Requirements
Type out the complete listing below word for word, without its pictures.

Material
● ● ● ● ●
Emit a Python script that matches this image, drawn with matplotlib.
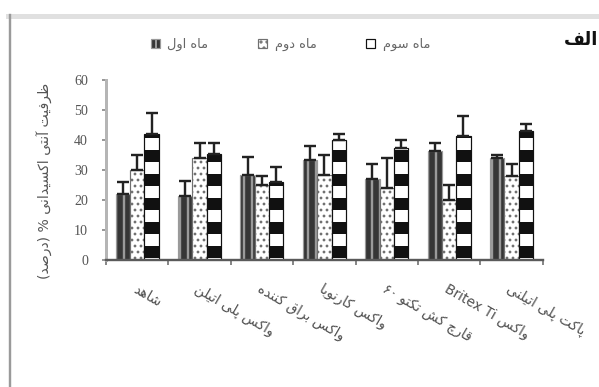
import re

import matplotlib

matplotlib.use("Agg")
import matplotlib.pyplot as plt
import numpy as np
from matplotlib.lines import Line2D

# ---- data ------------------------------------------------------------------
treatments = [
    "شاهد",
    "واکس پلی اتیلن",
    "واکس براق کننده",
    "واکس کارنوبا",
    "قارچ کش تکتو ۶۰",
    "واکس Britex Ti",
    "پاکت پلی اتیلنی",
]
series_names = ["ماه اول", "ماه دوم", "ماه سوم"]

month1 = [22, 21.5, 28.5, 33.5, 27, 36.5, 34]
month1_err = [4, 5, 6, 4.5, 5, 2.5, 1]
month2 = [30, 34, 25, 28.5, 24, 20, 28]
month2_err = [5, 5, 3, 6.5, 10, 5, 4]
month3 = [42, 35.5, 26, 40, 37.5, 41.5, 43]
month3_err = [7, 3.5, 5, 2, 2.5, 6.5, 2.5]

y_label = "ظرفیت آنتی اکسیدانی % (درصد)"
y_ticks = [0, 10, 20, 30, 40, 50, 60]
panel_tag = "الف"

# ---- minimal Persian shaping (matplotlib has no bidi / joining) -----------
# letter -> (first presentation form, number of forms); forms run iso, fin, ini, med
_FORMS = {
    "ا": (0xFE8D, 2), "آ": (0xFE81, 2), "ب": (0xFE8F, 4), "پ": (0xFB56, 4),
    "ت": (0xFE95, 4), "ج": (0xFE9D, 4), "چ": (0xFB7A, 4), "ح": (0xFEA1, 4),
    "خ": (0xFEA5, 4), "د": (0xFEA9, 2), "ذ": (0xFEAB, 2), "ر": (0xFEAD, 2),
    "ز": (0xFEAF, 2), "ژ": (0xFB8A, 2), "س": (0xFEB1, 4), "ش": (0xFEB5, 4),
    "ص": (0xFEB9, 4), "ض": (0xFEBD, 4), "ط": (0xFEC1, 4), "ظ": (0xFEC5, 4),
    "ع": (0xFEC9, 4), "غ": (0xFECD, 4), "ف": (0xFED1, 4), "ق": (0xFED5, 4),
    "ک": (0xFB8E, 4), "گ": (0xFB92, 4), "ل": (0xFEDD, 4), "م": (0xFEE1, 4),
    "ن": (0xFEE5, 4), "و": (0xFEED, 2), "ه": (0xFEE9, 4), "ی": (0xFBFC, 4),
}


def fa(text: str) -> str:
    out = []
    for i, ch in enumerate(text):
        if ch not in _FORMS:
            out.append(ch)
            continue
        base, n = _FORMS[ch]
        prev = text[i - 1] if i > 0 else ""
        nxt = text[i + 1] if i + 1 < len(text) else ""
        join_prev = prev in _FORMS and _FORMS[prev][1] == 4
        join_next = n == 4 and nxt in _FORMS
        if join_prev and join_next:
            out.append(chr(base + 3))
        elif join_prev:
            out.append(chr(base + 1))
        elif join_next:
            out.append(chr(base + 2))
        else:
            out.append(chr(base))
    vis = "".join(out)[::-1]
    ltr = r"[A-Za-z0-9\u06F0-\u06F9]+(?: [A-Za-z0-9\u06F0-\u06F9]+)*"
    vis = re.sub(ltr, lambda m: m.group(0)[::-1], vis)
    return vis.translate(str.maketrans("()", ")("))


# ---- figure ----------------------------------------------------------------
DPI = 144
fig = plt.figure(figsize=(599 / DPI, 387 / DPI), dpi=DPI)
ax = fig.add_axes([0.177, 0.328, 0.729, 0.465])

x = np.arange(len(treatments))
width = 0.23
styles = [
    dict(facecolor="#363636", edgecolor="#9a9a9a", hatch="|||", hlw=1.2),
    dict(facecolor="white", edgecolor="#707070", hatch="....", hlw=0.8),
    dict(facecolor="white", edgecolor="#111111", hatch="-", hlw=6.0),
]
values = [month1, month2, month3]
errors = [month1_err, month2_err, month3_err]

handles = []
for k, (vals, errs, st) in enumerate(zip(values, errors, styles)):
    with plt.rc_context({"hatch.linewidth": st["hlw"]}):
        bars = ax.bar(
            x + (k - 1) * width,
            vals,
            width,
            facecolor=st["facecolor"],
            edgecolor=st["edgecolor"],
            hatch=st["hatch"],
            linewidth=0.6,
            zorder=2,
        )
    for p in bars:
        if hasattr(p, "set_hatch_linewidth"):
            p.set_hatch_linewidth(st["hlw"])
    ax.errorbar(
        x + (k - 1) * width,
        vals,
        yerr=[np.zeros(len(errs)), errs],
        fmt="none",
        ecolor="#222222",
        elinewidth=1.2,
        capsize=3.2,
        capthick=1.2,
        zorder=3,
    )
    handles.append(bars)

ax.set_xlim(-0.5, len(treatments) - 0.5)
ax.set_ylim(0, 60)
ax.set_yticks(y_ticks)
ax.set_yticklabels([str(v) for v in y_ticks], family="Liberation Serif")
ax.tick_params(axis="y", length=2, width=1, color="#999999", pad=7,
               labelsize=7, labelcolor="#555555")

ax.set_xticks(x)
ax.set_xticklabels([fa(t) for t in treatments], rotation=-30, ha="left",
                   va="top", rotation_mode="anchor", fontsize=6.8,
                   color="#505050", family="DejaVu Sans")
ax.set_xticks(np.arange(-0.5, len(treatments), 1), minor=True)
ax.tick_params(axis="x", which="major", length=0, pad=11)
ax.tick_params(axis="x", which="minor", length=2.5, width=1, color="#888888")

for side in ("top", "right"):
    ax.spines[side].set_visible(False)
ax.spines["left"].set_color("#b5b5b5")
ax.spines["left"].set_linewidth(1.5)
ax.spines["bottom"].set_color("#5a5a5a")
ax.spines["bottom"].set_linewidth(1.2)

fig.legend(
    handles,
    [fa(n) for n in series_names],
    loc="center",
    bbox_to_anchor=(0.485, 0.884),
    ncol=3,
    frameon=False,
    fontsize=6.5,
    handlelength=0.7,
    handleheight=0.7,
    handletextpad=0.6,
    columnspacing=3.8,
    labelcolor="#666666",
)

fig.text(0.075, 0.532, fa(y_label), rotation=90, ha="center", va="center",
         fontsize=7, color="#555555")
fig.text(0.998, 0.897, fa(panel_tag), ha="right", va="center", fontsize=9,
         fontweight="bold", color="#111111")

# frame lines of the original panel
fig.add_artist(Line2D([8 / 599, 1], [1 - 15.5 / 387] * 2,
                      transform=fig.transFigure, color="#e0e0e0", lw=2.5))
fig.add_artist(Line2D([9.5 / 599] * 2, [0, 1 - 15 / 387],
                      transform=fig.transFigure, color="#9a9a9a", lw=1.2))

fig.savefig("out.png", dpi=DPI)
● ● ● ● ●
Result for this task
Emit a Python script that matches this image, drawn with matplotlib.
import re

import matplotlib

matplotlib.use("Agg")
import matplotlib.pyplot as plt
import numpy as np
from matplotlib.lines import Line2D

# ---- data ------------------------------------------------------------------
treatments = [
    "شاهد",
    "واکس پلی اتیلن",
    "واکس براق کننده",
    "واکس کارنوبا",
    "قارچ کش تکتو ۶۰",
    "واکس Britex Ti",
    "پاکت پلی اتیلنی",
]
series_names = ["ماه اول", "ماه دوم", "ماه سوم"]

month1 = [22, 21.5, 28.5, 33.5, 27, 36.5, 34]
month1_err = [4, 5, 6, 4.5, 5, 2.5, 1]
month2 = [30, 34, 25, 28.5, 24, 20, 28]
month2_err = [5, 5, 3, 6.5, 10, 5, 4]
month3 = [42, 35.5, 26, 40, 37.5, 41.5, 43]
month3_err = [7, 3.5, 5, 2, 2.5, 6.5, 2.5]

y_label = "ظرفیت آنتی اکسیدانی % (درصد)"
y_ticks = [0, 10, 20, 30, 40, 50, 60]
panel_tag = "الف"

# ---- minimal Persian shaping (matplotlib has no bidi / joining) -----------
# letter -> (first presentation form, number of forms); forms run iso, fin, ini, med
_FORMS = {
    "ا": (0xFE8D, 2), "آ": (0xFE81, 2), "ب": (0xFE8F, 4), "پ": (0xFB56, 4),
    "ت": (0xFE95, 4), "ج": (0xFE9D, 4), "چ": (0xFB7A, 4), "ح": (0xFEA1, 4),
    "خ": (0xFEA5, 4), "د": (0xFEA9, 2), "ذ": (0xFEAB, 2), "ر": (0xFEAD, 2),
    "ز": (0xFEAF, 2), "ژ": (0xFB8A, 2), "س": (0xFEB1, 4), "ش": (0xFEB5, 4),
    "ص": (0xFEB9, 4), "ض": (0xFEBD, 4), "ط": (0xFEC1, 4), "ظ": (0xFEC5, 4),
    "ع": (0xFEC9, 4), "غ": (0xFECD, 4), "ف": (0xFED1, 4), "ق": (0xFED5, 4),
    "ک": (0xFB8E, 4), "گ": (0xFB92, 4), "ل": (0xFEDD, 4), "م": (0xFEE1, 4),
    "ن": (0xFEE5, 4), "و": (0xFEED, 2), "ه": (0xFEE9, 4), "ی": (0xFBFC, 4),
}


def fa(text: str) -> str:
    out = []
    for i, ch in enumerate(text):
        if ch not in _FORMS:
            out.append(ch)
            continue
        base, n = _FORMS[ch]
        prev = text[i - 1] if i > 0 else ""
        nxt = text[i + 1] if i + 1 < len(text) else ""
        join_prev = prev in _FORMS and _FORMS[prev][1] == 4
        join_next = n == 4 and nxt in _FORMS
        if join_prev and join_next:
            out.append(chr(base + 3))
        elif join_prev:
            out.append(chr(base + 1))
        elif join_next:
            out.append(chr(base + 2))
        else:
            out.append(chr(base))
    vis = "".join(out)[::-1]
    ltr = r"[A-Za-z0-9\u06F0-\u06F9]+(?: [A-Za-z0-9\u06F0-\u06F9]+)*"
    vis = re.sub(ltr, lambda m: m.group(0)[::-1], vis)
    return vis.translate(str.maketrans("()", ")("))


# ---- figure ----------------------------------------------------------------
DPI = 144
fig = plt.figure(figsize=(599 / DPI, 387 / DPI), dpi=DPI)
ax = fig.add_axes([0.177, 0.328, 0.729, 0.465])

x = np.arange(len(treatments))
width = 0.23
styles = [
    dict(facecolor="#363636", edgecolor="#9a9a9a", hatch="|||", hlw=1.2),
    dict(facecolor="white", edgecolor="#707070", hatch="....", hlw=0.8),
    dict(facecolor="white", edgecolor="#111111", hatch="-", hlw=6.0),
]
values = [month1, month2, month3]
errors = [month1_err, month2_err, month3_err]

handles = []
for k, (vals, errs, st) in enumerate(zip(values, errors, styles)):
    with plt.rc_context({"hatch.linewidth": st["hlw"]}):
        bars = ax.bar(
            x + (k - 1) * width,
            vals,
            width,
            facecolor=st["facecolor"],
            edgecolor=st["edgecolor"],
            hatch=st["hatch"],
            linewidth=0.6,
            zorder=2,
        )
    for p in bars:
        if hasattr(p, "set_hatch_linewidth"):
            p.set_hatch_linewidth(st["hlw"])
    ax.errorbar(
        x + (k - 1) * width,
        vals,
        yerr=[np.zeros(len(errs)), errs],
        fmt="none",
        ecolor="#222222",
        elinewidth=1.2,
        capsize=3.2,
        capthick=1.2,
        zorder=3,
    )
    handles.append(bars)

ax.set_xlim(-0.5, len(treatments) - 0.5)
ax.set_ylim(0, 60)
ax.set_yticks(y_ticks)
ax.set_yticklabels([str(v) for v in y_ticks], family="Liberation Serif")
ax.tick_params(axis="y", length=2, width=1, color="#999999", pad=7,
               labelsize=7, labelcolor="#555555")

ax.set_xticks(x)
ax.set_xticklabels([fa(t) for t in treatments], rotation=-30, ha="left",
                   va="top", rotation_mode="anchor", fontsize=6.8,
                   color="#505050", family="DejaVu Sans")
ax.set_xticks(np.arange(-0.5, len(treatments), 1), minor=True)
ax.tick_params(axis="x", which="major", length=0, pad=11)
ax.tick_params(axis="x", which="minor", length=2.5, width=1, color="#888888")

for side in ("top", "right"):
    ax.spines[side].set_visible(False)
ax.spines["left"].set_color("#b5b5b5")
ax.spines["left"].set_linewidth(1.5)
ax.spines["bottom"].set_color("#5a5a5a")
ax.spines["bottom"].set_linewidth(1.2)

fig.legend(
    handles,
    [fa(n) for n in series_names],
    loc="center",
    bbox_to_anchor=(0.485, 0.884),
    ncol=3,
    frameon=False,
    fontsize=6.5,
    handlelength=0.7,
    handleheight=0.7,
    handletextpad=0.6,
    columnspacing=3.8,
    labelcolor="#666666",
)

fig.text(0.075, 0.532, fa(y_label), rotation=90, ha="center", va="center",
         fontsize=7, color="#555555")
fig.text(0.998, 0.897, fa(panel_tag), ha="right", va="center", fontsize=9,
         fontweight="bold", color="#111111")

# frame lines of the original panel
fig.add_artist(Line2D([8 / 599, 1], [1 - 15.5 / 387] * 2,
                      transform=fig.transFigure, color="#e0e0e0", lw=2.5))
fig.add_artist(Line2D([9.5 / 599] * 2, [0, 1 - 15 / 387],
                      transform=fig.transFigure, color="#9a9a9a", lw=1.2))

fig.savefig("out.png", dpi=DPI)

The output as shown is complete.